As noted previously, privacy is a major concern for many consumers. Consumers need to know that their data will be protected, and which communities have relevant trust levels based on personal requirements.

To support the adoption of SOCIETIES’ results, the project is committed to providing external interfaces (APIs) to allow third-party entities to exploit all or parts of the system. The establishment of trust and other required customer relationships will facilitate the creation of a strong user base, as will integration with existing technologies. SOCIETIES is promoting itself to the Future Internet community, through various dissemination channels, in order to stimulate debate and discussion on the results. To increase consumer confidence in the SOCIETIES system, demonstrating a capability to monitor (in a privacy supporting manner) and learn about users in order to take proactive actions on their behalf is a key requirement.
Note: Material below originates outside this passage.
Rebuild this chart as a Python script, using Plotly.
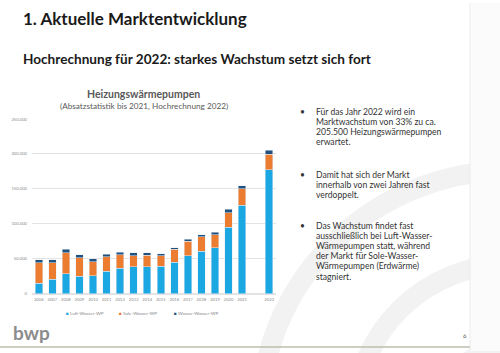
import plotly.graph_objects as go

years = ["2006", "2007", "2008", "2009", "2010", "2011", "2012", "2013", "2014",
         "2015", "2016", "2017", "2018", "2019", "2020", "2021", " ", "2022"]
luft_wasser = [15400, 21000, 29000, 24800, 26000, 32200, 36400, 38800, 38700,
               39200, 45300, 54800, 60900, 66100, 95300, 127000, None, 177500]
sole_wasser = [29000, 23400, 29400, 26600, 20200, 20600, 19200, 15800, 16500,
               15100, 18400, 20200, 20800, 18400, 20800, 23100, None, 22000]
wasser_wasser = [4200, 4600, 5100, 4200, 4200, 3700, 3700, 4200, 3300,
                 2800, 2400, 2900, 2800, 3300, 4700, 4700, None, 6000]
series_names = ["Luft-Wasser-WP", "Sole-Wasser-WP", "Wasser-Wasser-WP"]
series_colors = ["#1ba7e1", "#ec7c30", "#21527f"]
y_ticks = [0, 50000, 100000, 150000, 200000, 250000]
y_tick_labels = ["0", "50.000", "100.000", "150.000", "200.000", "250.000"]

W, H = 500, 353
FONT = "Lato"

def px(x):
    return x / W

def py(y):
    return 1 - y / H

fig = go.Figure()
for vals, name, col in zip([luft_wasser, sole_wasser, wasser_wasser], series_names, series_colors):
    fig.add_trace(go.Bar(x=years, y=vals, name=name, marker_color=col, showlegend=False))

# watermark arcs
shapes = []
cx, cy = 510, 420
for r in [250, 155, 70]:
    shapes.append(dict(type="circle", xref="paper", yref="paper",
                       x0=px(cx - r), x1=px(cx + r), y0=py(cy + r), y1=py(cy - r),
                       line=dict(color="#f2f2f2", width=20), layer="below"))
shapes.append(dict(type="rect", xref="paper", yref="paper", x0=px(470), x1=1, y0=0, y1=1,
                   fillcolor="#fbfbfb", line=dict(width=0), layer="below"))
shapes.append(dict(type="line", xref="paper", yref="paper", x0=px(470), x1=px(470), y0=0, y1=1,
                   line=dict(color="#ececec", width=1)))
shapes.append(dict(type="line", xref="paper", yref="paper", x0=0, x1=px(470), y0=py(349), y1=py(349),
                   line=dict(color="#b9bfae", width=1.5)))

ann = []
def text(x, y, s, size, color="#222", bold=False, anchor="left"):
    ann.append(dict(x=px(x), y=py(y), xref="paper", yref="paper", text=(f"<b>{s}</b>" if bold else s),
                    showarrow=False, xanchor=anchor, yanchor="middle",
                    font=dict(family=FONT, size=size, color=color)))

text(21, 16, "1. Aktuelle Marktentwicklung", 17, "#1a1a1a", True)
text(21, 57, "Hochrechnung für 2022: starkes Wachstum setzt sich fort", 13.6, "#1a1a1a", True)
text(143, 92, "Heizungswärmepumpen", 10.5, "#595959", True, "center")
text(144, 104.5, "(Absatzstatistik bis 2021, Hochrechnung 2022)", 8.2, "#595959", False, "center")

bullets = [
    (110.5, ["Für das Jahr 2022 wird ein", "Marktwachstum von 33% zu ca.",
             "205.500 Heizungswärmepumpen", "erwartet."]),
    (174.5, ["Damit hat sich der Markt", "innerhalb von zwei Jahren fast", "verdoppelt."]),
    (226, ["Das Wachstum findet fast", "ausschließlich bei Luft-Wasser-",
           "Wärmepumpen statt, während", "der Markt für Sole-Wasser-",
           "Wärmepumpen (Erdwärme)", "stagniert."]),
]
for y0, lines in bullets:
    text(298, y0, "•", 8.5, "#333")
    for i, line in enumerate(lines):
        text(314, y0 + i * 10.3, line, 8.6, "#333")

# legend row
for lx, name, col in zip([64, 117, 172], series_names, series_colors):
    ann.append(dict(x=px(lx), y=py(314.5), xref="paper", yref="paper", showarrow=False,
                    xanchor="left", yanchor="middle",
                    text=f"<span style='color:{col}'>■</span> {name}",
                    font=dict(family=FONT, size=4.6, color="#8a8a8a")))

text(11, 334, "bwp", 19, "#8c8c8c", True)
text(461, 337, "6", 6, "#555")

fig.update_layout(
    width=W, height=H,
    margin=dict(l=0, r=0, t=0, b=0),
    barmode="stack", bargap=0.45,
    paper_bgcolor="white", plot_bgcolor="rgba(0,0,0,0)",
    font=dict(family=FONT, color="#888"),
    xaxis=dict(domain=[px(32), px(276)], type="category", tickfont=dict(size=4.2, color="#8a8a8a"),
               showgrid=False, showline=False, ticks="", ticklabelstandoff=2),
    yaxis=dict(domain=[py(295), py(117.7)], range=[0, 250000], tickvals=y_ticks, ticktext=y_tick_labels,
               tickfont=dict(size=4.2, color="#8a8a8a"), gridcolor="#e3e3e3", gridwidth=1,
               zeroline=True, zerolinecolor="#e3e3e3", showline=False, ticks="", ticklabelstandoff=4),
    showlegend=False,
    shapes=shapes, annotations=ann,
)

fig.write_html("out.html")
Proactive adaptation of a community’s characteristics based on context, learned information, individual and group preferences, and membership management will enhance users’ confidence in the value of the project results. Finally, the provision of exemplar community-based services, which do not exist in today’s market, will further stimulate adoption.

7.7 Summary and Conclusion

In summary, SOCIETIES intends to bridge the gap between new social media and the virtual and real worlds, driving the adoption of pervasive technology through the discovery, connection, and organization of purpose-driven communities of interest. SOCIETIES believes that the individual elements of discover, connect, and organize make for a compelling overall value proposition that provides identified stakeholders with real value in today’s competitive marketplace. SOCIETIES merges concepts from pervasive computing and social computing, breaking the physical–digital boundary, in a way that ensures the privacy of the user is safeguarded, letting users control their data, which in turn builds user trust.